La historia a corto plazo se escribe únicamente con la tinta de los vencedores. Pero a largo plazo, se revisa a gusto de quien empuña la pluma, La memoria, sin embargo, pertenece a los muertos y ellos no se rebelan ante los atropellos de su historia. Son los vivos quienes aprovechan sus cenizas para airear ambiciones propias.

Llevo varias semanas contemplando el espectáculo que ha generado la iniciativa de trasladar los restos del dictador Francisco Franco del monumento a los caídos en la Guerra Civil. De nuevo los odios, los recelos y las injurias que generaron aquel lamentable episodio de nuestra historia se baten sobre las lápidas frías de ese infausto cementerio. Por un lado están aquellos que pretenden borrar la derrota de los libros de historia, por el otro, nostálgicos de una dictadura que aun no han asumido sus devastadores efectos.

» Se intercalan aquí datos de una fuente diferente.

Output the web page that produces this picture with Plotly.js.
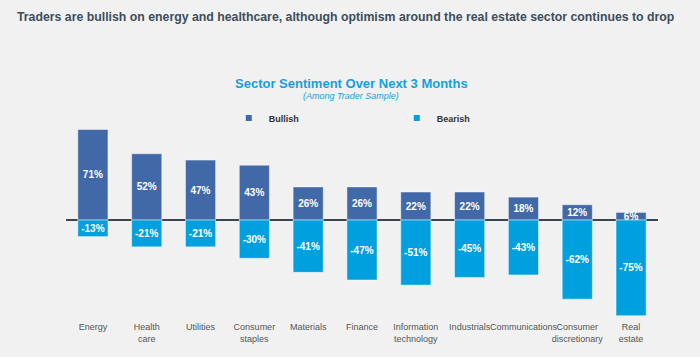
<!DOCTYPE html>
<html><head><meta charset="utf-8">
<script src="https://cdn.plot.ly/plotly-3.0.1.min.js"></script>
<style>html,body{margin:0;padding:0;background:#f1f1f1;}#chart{width:700px;height:357px;}</style>
</head><body><div id="chart"></div>
<script>
const categories = ["Energy","Health<br>care","Utilities","Consumer<br>staples","Materials","Finance","Information<br>technology","Industrials","Communications","Consumer<br>discretionary","Real<br>estate"];
const bullish = [71,52,47,43,26,26,22,22,18,12,6];
const bearish = [-13,-21,-21,-30,-41,-47,-51,-45,-43,-62,-75];
const colBull = "#4169a8", colBear = "#00a0de";
const pct = a => a.map(v => v + "%");
const labelFont = {color:"#ffffff", size:10, family:"Liberation Sans, Arial, sans-serif", weight:"bold"};

const traces = [
  {type:"bar", x:categories, y:bullish, name:"Bullish", marker:{color:colBull, line:{color:"rgba(255,255,255,0.6)", width:0.8}},
   text:pct(bullish), textposition:"inside", insidetextanchor:"middle", textangle:0,
   textfont:labelFont, showlegend:false, hoverinfo:"x+y"},
  {type:"bar", x:categories, y:bearish, name:"Bearish", marker:{color:colBear, line:{color:"rgba(255,255,255,0.6)", width:0.8}},
   text:pct(bearish), textposition:"inside", insidetextanchor:"middle", textangle:0,
   textfont:labelFont, showlegend:false, hoverinfo:"x+y"},
  {type:"scatter", mode:"markers", x:[null], y:[null], name:"Bullish", marker:{symbol:"square", size:6, color:colBull}},
  {type:"scatter", mode:"markers", x:[null], y:[null], name:"Bearish", marker:{symbol:"square", size:6, color:colBear}}
];

const layout = {
  width:700, height:357,
  paper_bgcolor:"#f1f1f1", plot_bgcolor:"#f1f1f1",
  margin:{l:66, r:42, t:118, b:40},
  barmode:"relative", bargap:0.44,
  uniformtext:{minsize:10, mode:"show"},
  font:{family:"Liberation Sans, Arial, sans-serif", color:"#555"},
  xaxis:{type:"category", range:[-0.5,10.5], showgrid:false, showline:false, zeroline:false, ticks:"", ticklen:0,
         tickfont:{size:9, color:"#555"}, fixedrange:true, tickangle:0, ticklabelstandoff:3},
  yaxis:{range:[-76,80], showgrid:false, showticklabels:false, zeroline:true, zerolinecolor:"#3b4650", zerolinewidth:2, ticks:""},
  showlegend:true,
  legend:{orientation:"h", x:0.275, y:1.0, xanchor:"left", yanchor:"middle", bgcolor:"rgba(0,0,0,0)",
          itemwidth:30, entrywidth:123, entrywidthmode:"pixels", font:{size:9, color:"#333", weight:"bold"}},
  annotations:[
    {xref:"paper", yref:"paper", xanchor:"left", yanchor:"middle", x:(15-66)/592, y:(317-17)/199, text:"Traders are bullish on energy and healthcare, although optimism around the real estate sector continues to drop",
     showarrow:false, font:{family:"Liberation Sans, Arial, sans-serif", size:12.3, color:"#3d4d5c", weight:"bold"}},
    {xref:"paper", yref:"paper", xanchor:"center", yanchor:"middle", x:(351-66)/592, y:(317-83)/199, text:"Sector Sentiment Over Next 3 Months",
     showarrow:false, font:{family:"Liberation Sans, Arial, sans-serif", size:13, color:"#159fdc", weight:"bold"}},
    {xref:"paper", yref:"paper", xanchor:"center", yanchor:"middle", x:(351-66)/592, y:(317-95.5)/199, text:"<i>(Among Trader Sample)</i>",
     showarrow:false, font:{family:"Liberation Sans, Arial, sans-serif", size:9, color:"#159fdc"}}
  ]
};
Plotly.newPlot("chart", traces, layout, {displayModeBar:false, staticPlot:true});
</script></body></html>
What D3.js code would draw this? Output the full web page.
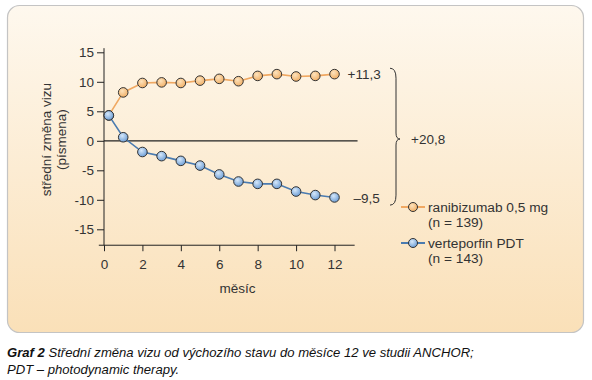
<!DOCTYPE html>
<html>
<head>
<meta charset="utf-8">
<script src="https://cdn.jsdelivr.net/npm/d3@7"></script>
<style>
  body { margin: 0; background: #fff; }
  svg { display: block; font-family: "Liberation Sans", Arial, sans-serif; }
  .axis text { font-size: 13.5px; fill: #333; }
  .axis path, .axis line { stroke: #222; }
</style>
</head>
<body>
<div id="svg"></div>
<script>
// data
var months = [0.25, 1, 2, 3, 4, 5, 6, 7, 8, 9, 10, 11, 12];
var ranibizumab = [4.3, 8.2, 9.8, 9.9, 9.8, 10.2, 10.5, 10.1, 11.0, 11.3, 10.9, 11.0, 11.3];
var verteporfin = [4.3, 0.6, -1.9, -2.6, -3.4, -4.2, -5.7, -6.9, -7.3, -7.3, -8.6, -9.2, -9.6];
var xTicks = [0, 2, 4, 6, 8, 10, 12];
var yTicks = [15, 10, 5, 0, -5, -10, -15];
var seriesNames = ["ranibizumab 0,5 mg", "verteporfin PDT"];
var seriesN = ["(n = 139)", "(n = 143)"];
var endLabels = ["+11,3", "\u20139,5"];
var diffLabel = "+20,8";

var W = 592, H = 380;
var svg = d3.select("#svg").append("svg").attr("width", W).attr("height", H);

var defs = svg.append("defs");
var bg = defs.append("linearGradient").attr("id", "bg").attr("x1", 0).attr("y1", 0).attr("x2", 0).attr("y2", 1);
bg.append("stop").attr("offset", "0%").attr("stop-color", "#fef8ee");
bg.append("stop").attr("offset", "100%").attr("stop-color", "#fae0b8");

var gO = defs.append("radialGradient").attr("id", "mo").attr("cx", "40%").attr("cy", "35%").attr("r", "65%");
gO.append("stop").attr("offset", "0%").attr("stop-color", "#fde3bd");
gO.append("stop").attr("offset", "100%").attr("stop-color", "#f1b068");
var gB = defs.append("radialGradient").attr("id", "mb").attr("cx", "40%").attr("cy", "35%").attr("r", "65%");
gB.append("stop").attr("offset", "0%").attr("stop-color", "#d6e8fa");
gB.append("stop").attr("offset", "100%").attr("stop-color", "#6f9fd6");

// panel
svg.append("rect").attr("x", 7.5).attr("y", 5.5).attr("width", 576).attr("height", 327)
  .attr("rx", 12).attr("fill", "url(#bg)").attr("stroke", "#c4c4c4").attr("stroke-width", 1.2);

// scales
var x = d3.scaleLinear().domain([0, 12]).range([104, 334.5]);
var y = d3.scaleLinear().domain([0, 15]).range([140.8, 52.3]);

var g = svg.append("g");

// y axis
g.append("g").attr("class", "axis")
  .attr("transform", "translate(" + x(0) + ",0)")
  .call(d3.axisLeft(y).tickValues(yTicks).tickSize(7).tickPadding(3)
    .tickFormat(function(d){ return d < 0 ? "-" + Math.abs(d) : d; }))
  .call(function(a){ a.select(".domain").attr("d", "M0," + y(15.7) + "V" + y(-17.7)); });

// x axis
g.append("g").attr("class", "axis")
  .attr("transform", "translate(0," + y(-17.7) + ")")
  .call(d3.axisBottom(x).tickValues(xTicks).tickSize(6).tickPadding(8))
  .call(function(a){ a.select(".domain").attr("d", "M" + x(-0.27) + ",0H" + x(13.05)); });

// zero line
g.append("line").attr("x1", x(0)).attr("x2", x(13.2)).attr("y1", y(0)).attr("y2", y(0))
  .attr("stroke", "#222").attr("stroke-width", 1.2);

// axis titles
svg.append("text").attr("x", x(6.95)).attr("y", 293).attr("text-anchor", "middle")
  .attr("font-size", 13.5).attr("fill", "#333").text("m\u011bs\u00edc");
var yl = svg.append("text").attr("transform", "translate(51," + y(0.2) + ") rotate(-90)")
  .attr("text-anchor", "middle").attr("font-size", 13.5).attr("fill", "#333");
yl.append("tspan").attr("x", 0).attr("dy", 0).text("st\u0159edn\u00ed zm\u011bna vizu");
yl.append("tspan").attr("x", 0).attr("dy", 15).text("(p\u00edsmena)");

// series
var series = [
  {vals: ranibizumab, line: "#f0a862", fill: "url(#mo)"},
  {vals: verteporfin, line: "#4a7bb0", fill: "url(#mb)"}
];
var line = d3.line().x(function(d, i){ return x(months[i]); }).y(function(d){ return y(d); });

series.forEach(function(s){
  g.append("path").datum(s.vals).attr("d", line)
    .attr("fill", "none").attr("stroke", s.line).attr("stroke-width", 1.6);
});
series.forEach(function(s){
  g.selectAll(null).data(s.vals).enter().append("circle")
    .attr("cx", function(d, i){ return x(months[i]); })
    .attr("cy", function(d){ return y(d); })
    .attr("r", 4.8).attr("fill", s.fill).attr("stroke", "#333").attr("stroke-width", 1);
});

// end labels
var last = months.length - 1;
svg.append("text").attr("x", x(12) + 13).attr("y", y(ranibizumab[last]) + 4.5)
  .attr("font-size", 13.5).attr("fill", "#333").text(endLabels[0]);
svg.append("text").attr("x", x(12) + 19).attr("y", y(verteporfin[last]) + 5.5)
  .attr("font-size", 13.5).attr("fill", "#333").text(endLabels[1]);

// brace
var bx = 390, by0 = y(12.3), by1 = y(-10.9), bm = y(0.3);
svg.append("path")
  .attr("d", "M" + bx + "," + by0 + " Q" + (bx + 6) + "," + by0 + " " + (bx + 6) + "," + (by0 + 10) +
    " L" + (bx + 6) + "," + (bm - 6) + " Q" + (bx + 6) + "," + bm + " " + (bx + 10) + "," + bm +
    " Q" + (bx + 6) + "," + bm + " " + (bx + 6) + "," + (bm + 6) +
    " L" + (bx + 6) + "," + (by1 - 10) + " Q" + (bx + 6) + "," + by1 + " " + bx + "," + by1)
  .attr("fill", "none").attr("stroke", "#333").attr("stroke-width", 1);
svg.append("text").attr("x", 411).attr("y", bm + 5).attr("font-size", 13.5).attr("fill", "#333").text(diffLabel);

// legend
var leg = svg.append("g").attr("transform", "translate(401,207)");
series.forEach(function(s, i){
  var r = leg.append("g").attr("transform", "translate(0," + (i * 36) + ")");
  r.append("line").attr("x1", 0).attr("x2", 24).attr("stroke", s.line).attr("stroke-width", 2);
  r.append("circle").attr("cx", 12).attr("r", 4.5).attr("fill", s.fill).attr("stroke", "#333").attr("stroke-width", 1);
  r.append("text").attr("x", 27).attr("y", 4.5).attr("font-size", 13.7).attr("fill", "#333").text(seriesNames[i]);
  r.append("text").attr("x", 27).attr("y", 20).attr("font-size", 13.7).attr("fill", "#333").text(seriesN[i]);
});

// caption
var cap = svg.append("text").attr("x", 7).attr("y", 357).attr("font-size", 13.1)
  .attr("font-style", "italic").attr("fill", "#111");
cap.append("tspan").attr("font-weight", "bold").text("Graf 2");
cap.append("tspan").text("  St\u0159edn\u00ed zm\u011bna vizu od v\u00fdchoz\u00edho stavu do m\u011bs\u00edce 12 ve studii ANCHOR;");
svg.append("text").attr("x", 7).attr("y", 374).attr("font-size", 13.1)
  .attr("font-style", "italic").attr("fill", "#111").text("PDT \u2013 photodynamic therapy.");
</script>
</body>
</html>
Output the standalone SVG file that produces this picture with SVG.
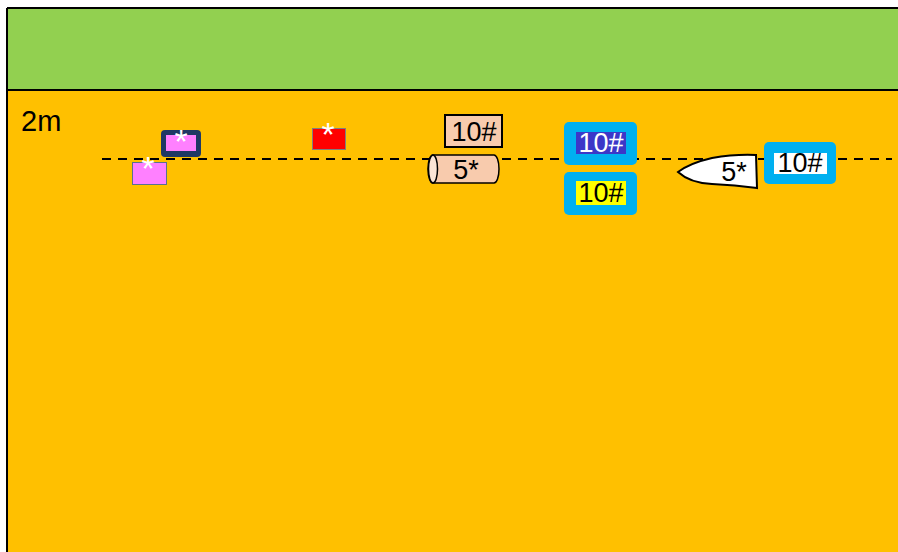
<svg xmlns="http://www.w3.org/2000/svg" width="898" height="552" viewBox="0 0 898 552">
<style>
text{font-family:"Liberation Sans",Arial,sans-serif;}
.lbl{font-size:27px;text-anchor:middle;}
.ast{fill:#fff;font-size:34px;text-anchor:middle;}
.blue{fill:#00B0F0;}
</style>
<rect x="0" y="0" width="898" height="552" fill="#fff"/>
<g id="ground">
<rect x="7" y="90" width="893" height="470" fill="#FFC000"/>
<rect x="7" y="8" width="893" height="82" fill="#92D050"/>
<line x1="7" y1="8" x2="898" y2="8" stroke="#000" stroke-width="2"/>
<line x1="7" y1="90" x2="898" y2="90" stroke="#000" stroke-width="2"/>
<line x1="7" y1="8" x2="7" y2="552" stroke="#000" stroke-width="2"/>
<text x="21" y="131" font-size="29">2m</text>
</g>
<g id="connectors">
<line x1="102" y1="159" x2="892" y2="159" stroke="#000" stroke-width="2" stroke-dasharray="9 7"/>
</g>
<g id="node-navy">
<rect x="161" y="130" width="40" height="27" rx="4" fill="#1F3864"/>
<rect x="166" y="135" width="30" height="16" fill="#FF80FF"/>
<text class="ast" x="181" y="153">*</text>
</g>
<g id="node-pink">
<rect x="132.5" y="162.5" width="34" height="22" fill="#FF80FF" stroke="#5B7090" stroke-width="1"/>
<text class="ast" x="148" y="180">*</text>
</g>
<g id="node-red">
<rect x="312.5" y="128.5" width="33" height="21" fill="#FF0000" stroke="#7F7F7F" stroke-width="1"/>
<text class="ast" x="328" y="146">*</text>
</g>
<g id="node-peach-box">
<rect x="445" y="115" width="57" height="32" fill="#F8CBAD" stroke="#000" stroke-width="2"/>
<text class="lbl" x="474" y="141">10#</text>
</g>
<g id="node-cylinder">
<path d="M433,155 L494,155 A5,14 0 0 1 494,183 L433,183 A5,14 0 0 1 433,155 Z" fill="#F8CBAD" stroke="#000" stroke-width="1.5"/>
<ellipse cx="433" cy="169" rx="4.5" ry="14" fill="#FBE5D6" stroke="#000" stroke-width="1.5"/>
<text class="lbl" x="466" y="179" font-size="24">5*</text>
</g>
<g id="node-blue1">
<rect class="blue" x="564" y="122" width="73" height="43" rx="5"/>
<rect x="576" y="132" width="50" height="22" fill="#3C37C8"/>
<text class="lbl" x="601" y="152" fill="#fff">10#</text>
</g>
<g id="node-blue2">
<rect class="blue" x="564" y="172" width="73" height="43" rx="5"/>
<rect x="576" y="181" width="50" height="24" fill="#FFFF00"/>
<text class="lbl" x="601" y="202">10#</text>
</g>
<g id="node-shoe">
<path d="M678,172 Q690,163 712,158 Q735,154 756,155 L757,188 Q735,185 712,184 Q690,183 678,172 Z" fill="#fff" stroke="#000" stroke-width="2"/>
<text class="lbl" x="734" y="181" font-size="24">5*</text>
</g>
<g id="node-blue3">
<rect class="blue" x="764" y="142" width="72" height="42" rx="5"/>
<rect x="774" y="153" width="53" height="21" fill="#fff"/>
<text class="lbl" x="800" y="172">10#</text>
</g>
</svg>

El pasado año realicé un interesante viaje a Nuremberg, cuna del Nazismo. Me asombró contemplar el mastodóntico palacio de congresos que había planificado el partido nazi con el fin de celebrar allí sus multitudinarios y propagandísticos congresos que servían para afianzar su dominio sobre el pueblo y la razón. No llegó a concluirse, pues el mundo logró detener la barbarie de sus promotores mucho antes de su finalización. Hoy es un coliseo medio en ruinas que ocupa un inmenso solar a las afueras de la ciudad. Desde el final de la guerra, todos los gobiernos alemanes de la República Federal y de la Alemania unificada se han planteado en numerosas ocasiones qué hacer con ese edificio. Muchos quisieron derribarlo pues consideraban que era un insulto a los judíos, otros discrepaban porque había costado demasiado dinero y esfuerzo como para eliminarlo, una empresa llegó a proponer un centro comercial, pero otros se negaron por la simbología que representaba tamaño despropósito. Ha estado abandonado durante décadas. Ningún gobernante decidía qué hacer con él. Finalmente alguien utilizó la lógica y se decidió que aquel edificio debía albergar un museo que contase a las generaciones lo que ocurrió. Un centro de documentación e interpretación del nazismo: sus causas, horrores y consecuencias. La propia ruina del edificio convierte en una acertada metáfora su uso. Visitarlo es toda una experiencia para aquellos que tuvimos la fortuna de no vivir el horror, pero constituye un sólido argumento para desear que no se vuelva a repetir.

A mí, sinceramente, me da igual donde reposen los huesos de Franco. Ya no pueden hacerme daño. Me preocupan más los vivos y, sobre todo, me preocupa más ser protagonista de una guerra que mató a mis dos abuelos (el del bando nacional y el del republicano). Para que no sean mis palabras, utilizaré las de un insigne testigo, el periodista Chaves Nogales. «Es vano el intento de señalar los focos del contagio de la vieja fiebre cainita en este o aquel sector social, en esta o aquella zona de la vida española. Ni blancos ni rojos tienen nada que reprocharse. Idiotas y asesinos se han producido y actuado con idéntica profusión e intensidad en los dos bandos que se partieran España».

El valle de los caídos debería ser un centro de interpretación de nuestros errores. Lugar de descanso para los muertos de ambos bandos. Enterrar allí las miserias de la guerra, los miedos superados, la ira anacrónica. Dejen de plantearse trasladar restos de fantasmas y busquen la manera de resolver el problema de los vivos que se ahogan en nuestras costas tratando de buscar un futuro para no regresar al pasado.